Un hecho sustancial en la ciencia ficción es, desde este punto de vista, el distanciamiento que el escritor hace de la realidad para producir un nuevo conocimiento de tal realidad: Marchán escribe una novela que lee la política de los últimos tiempos. La realidad de un gobierno que empieza como utópico y que con el tiempo se transforma en autoritario y, como tal, en antiutópico, lleva a Marchán a hacer una interpretación histórica de Ecuador como la distopía contemporánea. Con ello, también toma posición: es un narrador omnipresente (p. 19) declarado. Lo que narra es, dice, la versión de lo que para él es un proceso de acumulación de hechos de los que nadie se percata hasta que estos estallan en otro tiempo. Su finalidad es la verdad (p. 348), tratando de desentrañar el tejido de ese proceso que, como se ha dicho, está trasuntado por “un mal extraño y misterioso” expresado en “descalabros políticos, corrupción y saqueo” que llevan a que el país en cuestión se encamine “al encuentro de [un] azaroso destino” (pp. 19-20).

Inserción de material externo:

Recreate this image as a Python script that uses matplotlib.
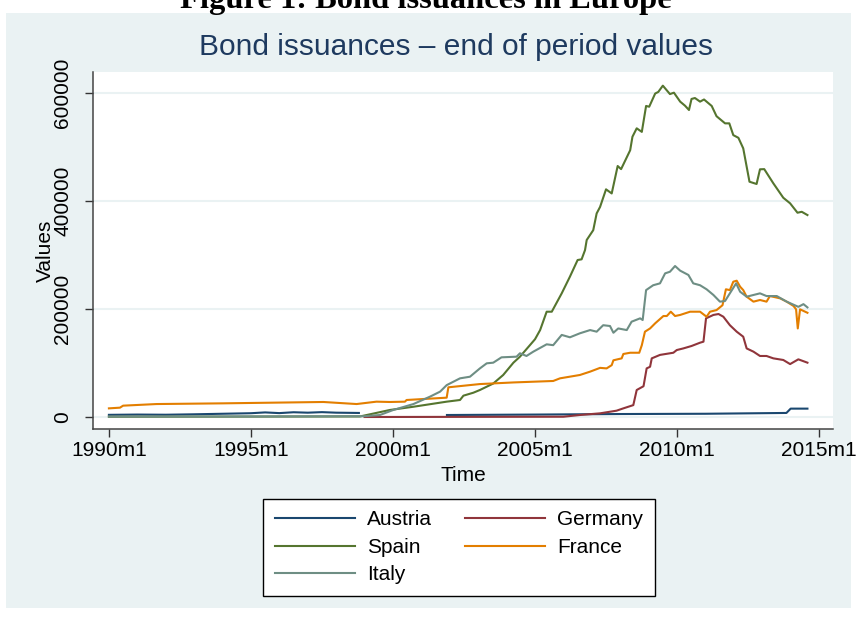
import numpy as np
import matplotlib
matplotlib.use('Agg')
import matplotlib.pyplot as plt
from matplotlib.patches import Rectangle

plt.rcParams['font.family'] = ['Liberation Sans', 'DejaVu Sans']

# series (decimal year, end of period value)
austria_t = [1990.0, 1991.0, 1992.0, 1993.0, 1994.0, 1995.0, 1995.5, 1996.0, 1996.5, 1997.0, 1997.5,
             1998.0, 1998.8, np.nan, 2001.9, 2005.0, 2008.0, 2011.0, 2013.85, 2014.0, 2014.59]
austria_v = [4000, 4500, 4200, 5000, 6000, 7000, 8500, 7200, 8800, 8000, 9000,
             8000, 7500, np.nan, 3700, 4500, 5500, 6000, 7500, 15500, 15500]

germany_t = [1999.0, 2006.0, 2006.58, 2007.29, 2007.87, 2008.11, 2008.46, 2008.58, 2008.82, 2008.93,
             2009.05, 2009.11, 2009.40, 2009.87, 2009.99, 2010.22, 2010.51, 2010.81, 2010.93, 2011.02,
             2011.28, 2011.46, 2011.63, 2011.86, 2012.10, 2012.33, 2012.45, 2012.69, 2012.92, 2013.15,
             2013.39, 2013.74, 2013.98, 2014.27, 2014.59]
germany_v = [0, 500, 3700, 6800, 11700, 16000, 22000, 50000, 57000, 90000,
             93000, 108600, 115000, 119000, 124000, 127000, 131500, 137600, 139500, 182700,
             189000, 190700, 185700, 170000, 158000, 148700, 127000, 121000, 113000, 113000,
             108600, 105600, 98000, 106800, 100600]

spain_t = [1990.0, 1998.84, 1999.54, 1999.89, 2000.72, 2001.89, 2002.36, 2002.48, 2002.83, 2003.06,
           2003.53, 2003.88, 2004.24, 2004.47, 2004.82, 2005.0, 2005.18, 2005.41, 2005.59, 2005.94,
           2006.23, 2006.50, 2006.64, 2006.76, 2006.82, 2007.05, 2007.17, 2007.29, 2007.5, 2007.70,
           2007.91, 2008.03, 2008.35, 2008.43, 2008.58, 2008.76, 2008.91, 2009.02, 2009.23, 2009.34,
           2009.50, 2009.75, 2009.89, 2010.11, 2010.28, 2010.42, 2010.51, 2010.63, 2010.81, 2010.95,
           2011.22, 2011.39, 2011.69, 2011.84, 2011.98, 2012.16, 2012.33, 2012.55, 2012.80, 2012.92,
           2013.07, 2013.39, 2013.74, 2013.98, 2014.24, 2014.39, 2014.59]
spain_v = [500, 1000, 9000, 13000, 19000, 28400, 31500, 39500, 45000, 50000,
           62000, 77800, 100600, 111700, 133000, 144000, 161000, 195000, 195000, 229000,
           260000, 290700, 292000, 309000, 327800, 346000, 377000, 389000, 421600, 414000,
           464800, 459000, 494000, 519000, 534600, 528000, 576000, 574600, 599000, 602000,
           613600, 598000, 600600, 584000, 576500, 568500, 589000, 590700, 584000, 588000,
           576000, 557000, 543800, 543800, 522000, 517000, 497500, 435700, 431500, 458700,
           459000, 432700, 406000, 395700, 378300, 380000, 374000]

france_t = [1990.0, 1990.39, 1990.5, 1991.68, 1994.02, 1997.55, 1998.72, 1999.42, 1999.89, 2000.42,
            2000.48, 2001.89, 2001.95, 2003.06, 2004.24, 2005.64, 2005.88, 2006.58, 2006.94, 2007.29,
            2007.52, 2007.70, 2007.76, 2008.05, 2008.11, 2008.35, 2008.67, 2008.76, 2008.87, 2009.05,
            2009.23, 2009.52, 2009.64, 2009.78, 2009.93, 2010.11, 2010.46, 2010.81, 2011.04, 2011.16,
            2011.39, 2011.60, 2011.72, 2011.86, 2011.98, 2012.10, 2012.22, 2012.33, 2012.45, 2012.69,
            2012.92, 2013.15, 2013.27, 2013.63, 2013.86, 2014.10, 2014.19, 2014.25, 2014.33, 2014.59]
france_v = [16000, 17300, 21000, 24000, 25300, 27800, 24000, 28400, 27800, 28400,
            31500, 35800, 55000, 61000, 64000, 66700, 71600, 77800, 84000, 91000,
            90000, 96000, 105000, 108600, 116700, 119000, 119000, 133000, 158000, 164000,
            173500, 187000, 187000, 195000, 187000, 189000, 195000, 195000, 185700, 195000,
            198000, 207000, 236500, 235000, 250600, 252400, 241300, 235000, 222800, 213600,
            216700, 213600, 224000, 219700, 213600, 205600, 199400, 164000, 199400, 193000]

italy_t = [1990.0, 1995.0, 1999.0, 1999.54, 2000.01, 2000.72, 2001.30, 2001.66, 2001.89, 2002.36,
           2002.71, 2003.06, 2003.30, 2003.53, 2003.82, 2004.35, 2004.47, 2004.70, 2004.94, 2005.41,
           2005.64, 2005.94, 2006.23, 2006.58, 2006.94, 2007.17, 2007.40, 2007.64, 2007.76, 2007.93,
           2008.23, 2008.40, 2008.70, 2008.79, 2008.91, 2009.16, 2009.40, 2009.58, 2009.75, 2009.93,
           2010.11, 2010.40, 2010.57, 2010.81, 2011.04, 2011.28, 2011.51, 2011.69, 2012.08, 2012.22,
           2012.45, 2012.92, 2013.15, 2013.51, 2013.86, 2014.27, 2014.45, 2014.59]
italy_v = [800, 1000, 1500, 3700, 13000, 24000, 37600, 47000, 59000, 71600,
           74600, 90000, 99400, 100600, 110500, 111700, 118000, 113000, 121000, 134600,
           133000, 152000, 147600, 155000, 161000, 158000, 170000, 168500, 156000, 164000,
           161000, 176500, 182700, 179600, 235000, 244000, 247500, 266000, 269000, 279600,
           271000, 263000, 247500, 244000, 236500, 226000, 213600, 214800, 247500, 232000,
           222800, 229000, 224000, 224000, 213600, 204000, 209000, 203000]

x_ticks = [1990, 1995, 2000, 2005, 2010, 2015]
x_labels = ['1990m1', '1995m1', '2000m1', '2005m1', '2010m1', '2015m1']
y_ticks = [0, 200000, 400000, 600000]

# Stata s2color palette
colors = {'Austria': '#1A476F', 'Germany': '#90353B', 'Spain': '#55752F',
          'France': '#E37E00', 'Italy': '#6E8E84'}
bg = '#EAF2F3'

W, H = 857, 621
fig = plt.figure(figsize=(W / 100, H / 100), dpi=100)
fig.patch.set_facecolor('white')
fig.patches.append(Rectangle((6 / W, 1 - 608 / H), 845 / W, 595 / H,
                             transform=fig.transFigure, facecolor=bg, edgecolor='none', zorder=-10))

ax = fig.add_axes([93 / W, 1 - 429 / H, 740 / W, 357 / H])
ax.set_facecolor('white')

series = [('Austria', austria_t, austria_v), ('Germany', germany_t, germany_v),
          ('Spain', spain_t, spain_v), ('France', france_t, france_v),
          ('Italy', italy_t, italy_v)]
handles = {}
for name, t, v in series:
    ln, = ax.plot(t, v, color=colors[name], lw=1.5, label=name)
    handles[name] = ln

ax.set_xlim(1989.44, 2015.49)
ax.set_ylim(-22222, 638889)
ax.set_xticks(x_ticks)
ax.set_xticklabels(x_labels)
ax.set_yticks(y_ticks)
ax.set_yticklabels([str(v) for v in y_ticks], rotation=90, va='center')
ax.tick_params(axis='both', labelsize=15, length=6, width=1, color='#333333')
ax.tick_params(axis='y', pad=9)
ax.tick_params(axis='x', pad=3)
ax.grid(axis='y', color=bg, lw=1.5)
ax.set_axisbelow(True)
for s in ['top', 'right']:
    ax.spines[s].set_visible(False)
for s in ['left', 'bottom']:
    ax.spines[s].set_color('#444444')
    ax.spines[s].set_linewidth(1.1)

ax.set_ylabel('Values', fontsize=15)
ax.yaxis.set_label_coords(-0.052, 0.5)
ax.set_xlabel('Time', fontsize=15)
ax.xaxis.set_label_coords(0.5, -0.103)

fig.text(456 / W, 1 - 55 / H, 'Bond issuances \u2013 end of period values', ha='center',
         va='baseline', fontsize=21.5, color='#1E3A5F')
fig.text(426 / W, 1 - 8 / H, 'Figure 1: Bond issuances in Europe', ha='center', va='baseline',
         fontsize=23.4, fontweight='bold', family='Liberation Serif')

order = ['Austria', 'Spain', 'Italy', 'Germany', 'France']
leg = fig.legend([handles[n] for n in order], order, ncol=2, loc='upper center',
                 bbox_to_anchor=(459 / W, 1 - 499 / H), borderaxespad=0, fontsize=15,
                 frameon=True, fancybox=False, edgecolor='black', facecolor='white',
                 framealpha=1, handlelength=3.85, columnspacing=1.6, handletextpad=0.58,
                 labelspacing=0.4, borderpad=0.55)
leg.get_frame().set_linewidth(1.0)

fig.savefig('out.png', dpi=100, facecolor=fig.get_facecolor())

Pues bien, siguiendo a Borges, es claro que Marchán describe a un actor ominoso cuyo discurso caudillesco seduce a un país ficticio; en este sentido, lo presenta como inevitable o “necesario” ante la incertidumbre “histórica” que vivía el país ficticio dada su política de traspiés. Y va más allá, pues, en el ejercicio de hacer ciencia ficción distópica, desnuda al tirano y su política envolvente de un modelo socioeconómico ya superado. La toma de posición de Marchán se alinea a lo que Borges decía: si bien la descripción de personajes y sucesos son ineludibles en toda novela, pasando por alto todo juicio moral del autor, su manera de narrar hace que leamos tales hechos y personajes desde el lado del ethos. La tarea del lector en Anaconda Park: la más larga noche es acaso lo que sugiere Marchán: hacerse una representación de un país y con ello reflexionar el sentido histórico que adquiere el paso en el tiempo de las políticas ejercidas en una cierta gestión gubernamental que, aunque ficticia en la novela, inquiere a una realidad política que vivió Ecuador. No olvidemos, para el caso, que Jaime Marchán (1947- ) como profesional, es politólogo y jurista; esto le ha llevado a desempeñar diversos papeles de importancia en el campo de las relaciones exteriores de Ecuador, además de embajador en varios países. Sin duda, esta su quinta novela, Anaconda Park: la más larga noche no es una obra más, sino una que se puede interpretar como metalectura intencionada de la realidad política de Ecuador.